## Provided data
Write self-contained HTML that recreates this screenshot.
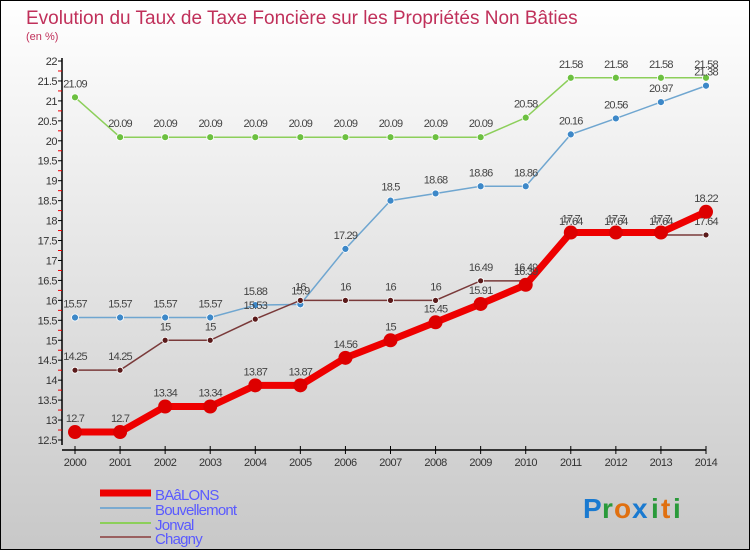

...

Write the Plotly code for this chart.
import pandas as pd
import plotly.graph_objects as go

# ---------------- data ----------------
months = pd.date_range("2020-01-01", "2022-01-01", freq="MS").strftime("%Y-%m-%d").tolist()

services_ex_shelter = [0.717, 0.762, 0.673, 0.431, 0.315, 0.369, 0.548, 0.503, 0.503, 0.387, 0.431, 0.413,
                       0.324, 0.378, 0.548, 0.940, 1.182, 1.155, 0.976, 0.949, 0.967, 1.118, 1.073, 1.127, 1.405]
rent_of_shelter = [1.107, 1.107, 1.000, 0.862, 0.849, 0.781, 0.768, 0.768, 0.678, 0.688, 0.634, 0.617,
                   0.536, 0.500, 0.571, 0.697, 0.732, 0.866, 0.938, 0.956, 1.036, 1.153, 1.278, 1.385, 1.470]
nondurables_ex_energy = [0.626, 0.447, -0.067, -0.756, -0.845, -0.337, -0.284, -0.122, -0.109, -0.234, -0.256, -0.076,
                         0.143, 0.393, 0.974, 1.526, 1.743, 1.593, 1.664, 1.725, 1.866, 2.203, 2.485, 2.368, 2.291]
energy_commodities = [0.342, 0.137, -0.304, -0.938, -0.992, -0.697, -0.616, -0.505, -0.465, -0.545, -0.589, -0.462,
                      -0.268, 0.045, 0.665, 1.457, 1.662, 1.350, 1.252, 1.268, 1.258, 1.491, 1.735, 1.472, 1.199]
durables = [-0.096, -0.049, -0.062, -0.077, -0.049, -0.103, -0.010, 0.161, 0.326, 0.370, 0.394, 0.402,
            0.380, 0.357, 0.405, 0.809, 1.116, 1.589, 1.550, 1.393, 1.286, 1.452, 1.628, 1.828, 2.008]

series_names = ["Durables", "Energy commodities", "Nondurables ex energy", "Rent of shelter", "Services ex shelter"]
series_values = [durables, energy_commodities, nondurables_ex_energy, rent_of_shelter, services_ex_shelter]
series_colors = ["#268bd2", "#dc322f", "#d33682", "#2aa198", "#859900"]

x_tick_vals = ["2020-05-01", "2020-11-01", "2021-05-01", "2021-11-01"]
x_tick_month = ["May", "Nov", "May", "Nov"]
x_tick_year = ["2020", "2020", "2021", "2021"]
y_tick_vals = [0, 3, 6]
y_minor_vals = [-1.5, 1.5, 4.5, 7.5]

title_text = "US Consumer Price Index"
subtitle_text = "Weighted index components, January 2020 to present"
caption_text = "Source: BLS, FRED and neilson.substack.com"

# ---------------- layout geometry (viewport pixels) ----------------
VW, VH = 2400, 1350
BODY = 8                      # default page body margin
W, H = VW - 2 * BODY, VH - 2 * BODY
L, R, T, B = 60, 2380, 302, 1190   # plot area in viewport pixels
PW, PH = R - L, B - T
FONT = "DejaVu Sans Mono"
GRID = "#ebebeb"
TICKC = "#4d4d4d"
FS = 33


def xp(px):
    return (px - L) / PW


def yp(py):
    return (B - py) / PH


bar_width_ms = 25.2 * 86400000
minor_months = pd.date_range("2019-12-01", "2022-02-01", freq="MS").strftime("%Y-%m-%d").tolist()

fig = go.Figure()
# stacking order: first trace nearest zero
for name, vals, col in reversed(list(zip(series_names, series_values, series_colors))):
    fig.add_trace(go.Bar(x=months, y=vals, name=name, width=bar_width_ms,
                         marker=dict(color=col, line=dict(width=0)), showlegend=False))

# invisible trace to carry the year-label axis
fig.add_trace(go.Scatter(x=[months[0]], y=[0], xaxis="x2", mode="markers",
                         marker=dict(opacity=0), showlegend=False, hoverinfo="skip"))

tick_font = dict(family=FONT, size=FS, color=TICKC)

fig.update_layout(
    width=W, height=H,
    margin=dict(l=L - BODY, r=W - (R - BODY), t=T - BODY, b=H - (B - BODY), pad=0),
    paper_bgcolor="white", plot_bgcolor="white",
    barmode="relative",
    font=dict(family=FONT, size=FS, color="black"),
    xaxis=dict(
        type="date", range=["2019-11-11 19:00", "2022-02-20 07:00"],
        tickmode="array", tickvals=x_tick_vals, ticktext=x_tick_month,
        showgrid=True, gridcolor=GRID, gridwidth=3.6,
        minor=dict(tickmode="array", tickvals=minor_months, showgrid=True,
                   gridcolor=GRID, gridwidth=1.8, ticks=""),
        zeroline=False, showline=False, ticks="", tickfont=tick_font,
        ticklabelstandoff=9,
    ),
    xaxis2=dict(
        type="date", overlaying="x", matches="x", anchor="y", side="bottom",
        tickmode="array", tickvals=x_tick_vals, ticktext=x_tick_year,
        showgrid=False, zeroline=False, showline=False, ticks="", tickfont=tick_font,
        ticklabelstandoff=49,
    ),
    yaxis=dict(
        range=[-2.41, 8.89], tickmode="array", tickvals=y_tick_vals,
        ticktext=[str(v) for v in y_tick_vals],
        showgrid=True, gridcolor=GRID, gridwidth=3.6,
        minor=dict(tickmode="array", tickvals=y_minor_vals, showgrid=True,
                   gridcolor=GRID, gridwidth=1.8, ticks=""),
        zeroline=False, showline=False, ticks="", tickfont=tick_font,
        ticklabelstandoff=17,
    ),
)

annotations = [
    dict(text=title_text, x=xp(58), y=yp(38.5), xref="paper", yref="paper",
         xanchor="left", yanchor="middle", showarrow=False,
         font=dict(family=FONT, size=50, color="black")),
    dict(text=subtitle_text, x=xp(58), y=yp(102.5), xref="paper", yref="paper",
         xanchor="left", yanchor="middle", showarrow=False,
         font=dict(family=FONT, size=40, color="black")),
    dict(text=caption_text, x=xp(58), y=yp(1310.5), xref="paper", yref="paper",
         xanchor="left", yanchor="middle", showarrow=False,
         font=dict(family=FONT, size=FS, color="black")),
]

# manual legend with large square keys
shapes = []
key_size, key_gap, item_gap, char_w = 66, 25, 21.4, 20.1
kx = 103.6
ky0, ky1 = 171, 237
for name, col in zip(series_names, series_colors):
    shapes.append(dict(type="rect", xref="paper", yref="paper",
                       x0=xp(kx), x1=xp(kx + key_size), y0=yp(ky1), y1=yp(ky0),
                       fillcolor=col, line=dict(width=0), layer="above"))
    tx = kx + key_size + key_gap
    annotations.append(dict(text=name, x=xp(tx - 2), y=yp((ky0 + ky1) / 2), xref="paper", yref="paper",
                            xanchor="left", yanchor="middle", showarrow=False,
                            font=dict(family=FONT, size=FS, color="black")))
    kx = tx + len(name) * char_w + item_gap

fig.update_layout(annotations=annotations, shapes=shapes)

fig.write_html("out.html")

* * *

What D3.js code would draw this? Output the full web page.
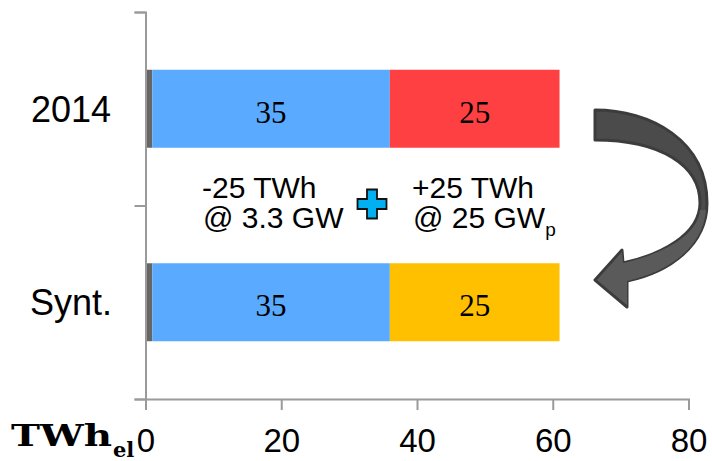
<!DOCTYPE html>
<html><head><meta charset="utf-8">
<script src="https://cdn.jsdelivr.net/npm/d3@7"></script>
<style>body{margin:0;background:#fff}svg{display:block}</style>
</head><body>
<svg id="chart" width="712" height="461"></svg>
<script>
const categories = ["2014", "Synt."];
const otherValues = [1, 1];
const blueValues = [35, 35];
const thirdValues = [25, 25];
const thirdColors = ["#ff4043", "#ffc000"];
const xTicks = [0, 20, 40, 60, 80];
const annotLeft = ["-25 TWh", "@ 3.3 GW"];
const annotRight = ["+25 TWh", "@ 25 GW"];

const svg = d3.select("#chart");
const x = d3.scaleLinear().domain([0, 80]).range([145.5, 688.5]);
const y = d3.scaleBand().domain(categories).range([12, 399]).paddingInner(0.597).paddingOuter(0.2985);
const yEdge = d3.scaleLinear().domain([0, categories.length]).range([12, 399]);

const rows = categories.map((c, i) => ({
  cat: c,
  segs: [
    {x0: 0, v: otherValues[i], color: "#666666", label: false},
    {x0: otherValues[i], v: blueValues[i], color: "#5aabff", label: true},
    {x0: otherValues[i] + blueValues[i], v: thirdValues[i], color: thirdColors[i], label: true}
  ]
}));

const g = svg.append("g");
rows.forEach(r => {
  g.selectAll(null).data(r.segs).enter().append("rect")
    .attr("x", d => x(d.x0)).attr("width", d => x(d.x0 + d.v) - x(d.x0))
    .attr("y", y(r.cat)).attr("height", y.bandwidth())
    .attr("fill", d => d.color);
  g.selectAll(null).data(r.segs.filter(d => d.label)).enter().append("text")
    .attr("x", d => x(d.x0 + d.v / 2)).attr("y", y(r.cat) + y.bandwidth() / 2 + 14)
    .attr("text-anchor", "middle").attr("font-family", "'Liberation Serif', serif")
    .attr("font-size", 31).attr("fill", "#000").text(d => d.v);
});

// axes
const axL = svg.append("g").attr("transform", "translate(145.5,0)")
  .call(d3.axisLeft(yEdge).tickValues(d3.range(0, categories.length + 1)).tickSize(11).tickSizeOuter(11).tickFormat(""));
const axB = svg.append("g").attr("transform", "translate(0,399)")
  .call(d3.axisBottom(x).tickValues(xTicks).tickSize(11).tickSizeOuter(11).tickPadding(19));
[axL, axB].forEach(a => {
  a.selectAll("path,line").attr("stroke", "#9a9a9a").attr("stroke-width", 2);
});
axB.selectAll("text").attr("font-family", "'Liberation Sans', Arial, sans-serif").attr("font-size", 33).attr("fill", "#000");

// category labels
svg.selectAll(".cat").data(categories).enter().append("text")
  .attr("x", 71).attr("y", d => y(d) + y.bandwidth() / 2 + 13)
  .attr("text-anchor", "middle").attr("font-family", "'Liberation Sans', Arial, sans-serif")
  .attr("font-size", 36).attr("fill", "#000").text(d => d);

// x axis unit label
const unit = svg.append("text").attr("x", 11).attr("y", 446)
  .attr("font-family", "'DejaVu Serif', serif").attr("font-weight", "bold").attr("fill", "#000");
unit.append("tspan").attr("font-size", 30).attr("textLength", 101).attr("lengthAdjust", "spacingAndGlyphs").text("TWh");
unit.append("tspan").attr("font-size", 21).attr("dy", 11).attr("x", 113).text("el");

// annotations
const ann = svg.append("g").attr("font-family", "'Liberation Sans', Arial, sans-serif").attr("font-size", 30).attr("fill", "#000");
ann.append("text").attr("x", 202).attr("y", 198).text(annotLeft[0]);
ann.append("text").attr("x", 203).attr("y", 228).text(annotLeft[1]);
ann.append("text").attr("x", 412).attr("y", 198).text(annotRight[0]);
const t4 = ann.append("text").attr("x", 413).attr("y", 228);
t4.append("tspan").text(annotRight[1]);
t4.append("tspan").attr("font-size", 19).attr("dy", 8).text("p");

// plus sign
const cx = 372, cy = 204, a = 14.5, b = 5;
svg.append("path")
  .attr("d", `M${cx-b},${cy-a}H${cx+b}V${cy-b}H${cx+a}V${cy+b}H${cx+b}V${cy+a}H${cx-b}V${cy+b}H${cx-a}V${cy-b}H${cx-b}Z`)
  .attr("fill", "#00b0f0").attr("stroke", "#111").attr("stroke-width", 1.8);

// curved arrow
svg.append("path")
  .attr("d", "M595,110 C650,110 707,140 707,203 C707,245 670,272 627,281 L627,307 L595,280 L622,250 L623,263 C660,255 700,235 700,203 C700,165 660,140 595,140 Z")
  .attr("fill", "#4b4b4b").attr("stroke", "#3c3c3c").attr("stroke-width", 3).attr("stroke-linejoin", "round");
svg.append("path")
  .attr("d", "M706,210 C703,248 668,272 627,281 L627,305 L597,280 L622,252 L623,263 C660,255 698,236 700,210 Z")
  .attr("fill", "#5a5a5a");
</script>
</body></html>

## Challenge
Copy verbatim the line that contains "Write the Plotly code for this chart.", the line that contains "1.628, 1.828, 2.008]", and all lines between them.

## Answer to this task
Write the Plotly code for this chart.
import pandas as pd
import plotly.graph_objects as go

# ---------------- data ----------------
months = pd.date_range("2020-01-01", "2022-01-01", freq="MS").strftime("%Y-%m-%d").tolist()

services_ex_shelter = [0.717, 0.762, 0.673, 0.431, 0.315, 0.369, 0.548, 0.503, 0.503, 0.387, 0.431, 0.413,
                       0.324, 0.378, 0.548, 0.940, 1.182, 1.155, 0.976, 0.949, 0.967, 1.118, 1.073, 1.127, 1.405]
rent_of_shelter = [1.107, 1.107, 1.000, 0.862, 0.849, 0.781, 0.768, 0.768, 0.678, 0.688, 0.634, 0.617,
                   0.536, 0.500, 0.571, 0.697, 0.732, 0.866, 0.938, 0.956, 1.036, 1.153, 1.278, 1.385, 1.470]
nondurables_ex_energy = [0.626, 0.447, -0.067, -0.756, -0.845, -0.337, -0.284, -0.122, -0.109, -0.234, -0.256, -0.076,
                         0.143, 0.393, 0.974, 1.526, 1.743, 1.593, 1.664, 1.725, 1.866, 2.203, 2.485, 2.368, 2.291]
energy_commodities = [0.342, 0.137, -0.304, -0.938, -0.992, -0.697, -0.616, -0.505, -0.465, -0.545, -0.589, -0.462,
                      -0.268, 0.045, 0.665, 1.457, 1.662, 1.350, 1.252, 1.268, 1.258, 1.491, 1.735, 1.472, 1.199]
durables = [-0.096, -0.049, -0.062, -0.077, -0.049, -0.103, -0.010, 0.161, 0.326, 0.370, 0.394, 0.402,
            0.380, 0.357, 0.405, 0.809, 1.116, 1.589, 1.550, 1.393, 1.286, 1.452, 1.628, 1.828, 2.008]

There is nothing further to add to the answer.